On Mon, Jun 15, 2015 at 8:07 AM, 'Mark L. Stone' via SNOPT

[Mark L. Stone]

Thanks Elizabeth.

I see that snsolve now determines n = number of variables based on x0, which makes sense.

I hope I need a new MEX file (otherwise the bugs haven't been fixed). I will report back whether all the bug manifestations I know of have been fixed once I get the new MEX file.

[Mark L. Stone]

Elizabeth,

There appears to be at least one bug left, and happened with empty A and b.

[x,fval,exitflag,lambda]=snsolve(@(X)rosenbrockwrapper_m(X,1e2),[-1.2;1],[1 1],[300],[],[],[-1e2;-1e2],[1e2;1e2])
executes without error.

[x,fval,exitflag,lambda]=snsolve(@(X)rosenbrockwrapper_m(X,1e2),[-1.2;1],[],[],[],[],[-1e2;-1e2],[1e2;1e2])
Error using snoptmex
A has incorrect column dimension 0. Should be length 1
Error in snsolve (line 122)

[x,F,exitflag,xmul,Fmul] = snoptmex( solveopt, x0, ...

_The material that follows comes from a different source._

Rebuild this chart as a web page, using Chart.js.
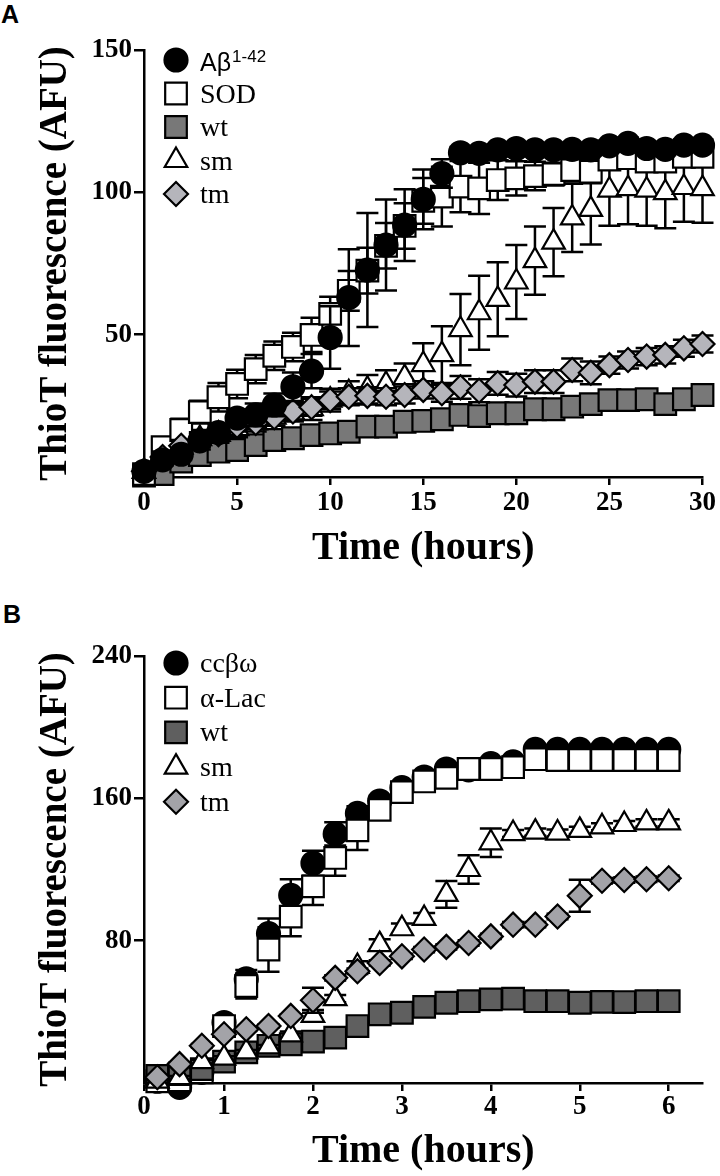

function [f,g] = rosenbrockwrapper_m(X,m)
f = objective_function_rosenbrock_m(X,m);
g = objective_gradient_rosenbrock_m(X,m);
end

function out = objective_function_rosenbrock_m(X,m)
out = m*(X(2)-X(1)^2)^2+(1-X(1))^2;

function [gradient] = objective_gradient_rosenbrock_m(X,m)
diff_X1=-4*m*(X(2)-X(1)^2)*X(1)-2+2*X(1);
diff_X2=2*m*(X(2)-X(1)^2);
gradient=[diff_X1; diff_X2];
end

Also, yalmiptest('snopt') incorrectly reports infeasibility for the 3 SOCPs in yalmiptest. Per YALMIP developer Johan (who was not sure whether bug is on YALMIP end or on SNOPT end) on June 15 (prior to new build on June 16), in https://groups.google.com/forum/#!topic/yalmip/FgZpfvKZ4MI

snopt doesn't like the quadratic form of the socp constraints (which yalmip uses as callbacks when nonlinear solver is used)

sdpvar x t
optimize(cone([1-x;x],t),t,sdpsettings('solver','fmincon'))
optimize([t >=0, x^2 + (1-x)^2 <= t^2],t,sdpsettings('solver','fmincon'))
optimize([t >=0, x^2 + (1-x)^2 <= t^2],t,sdpsettings('solver','snopt'))

considering the current bugs, I cannot judge if this is due to algorithmic reasons in snopt, bugs in snopt, or bugs in yalmip (which reuses the same callback machinery for fmincon and snopt)

[Mark L. Stone]

Using snsolve, I get some type of error message or crash in MATLAB with any nonlcon, whether with a non-empty or empty A and b. That includes nonlcon files with non-empty c and empty ceq, empty c and non-empty ceq, and non-empty c and nonempty ceq.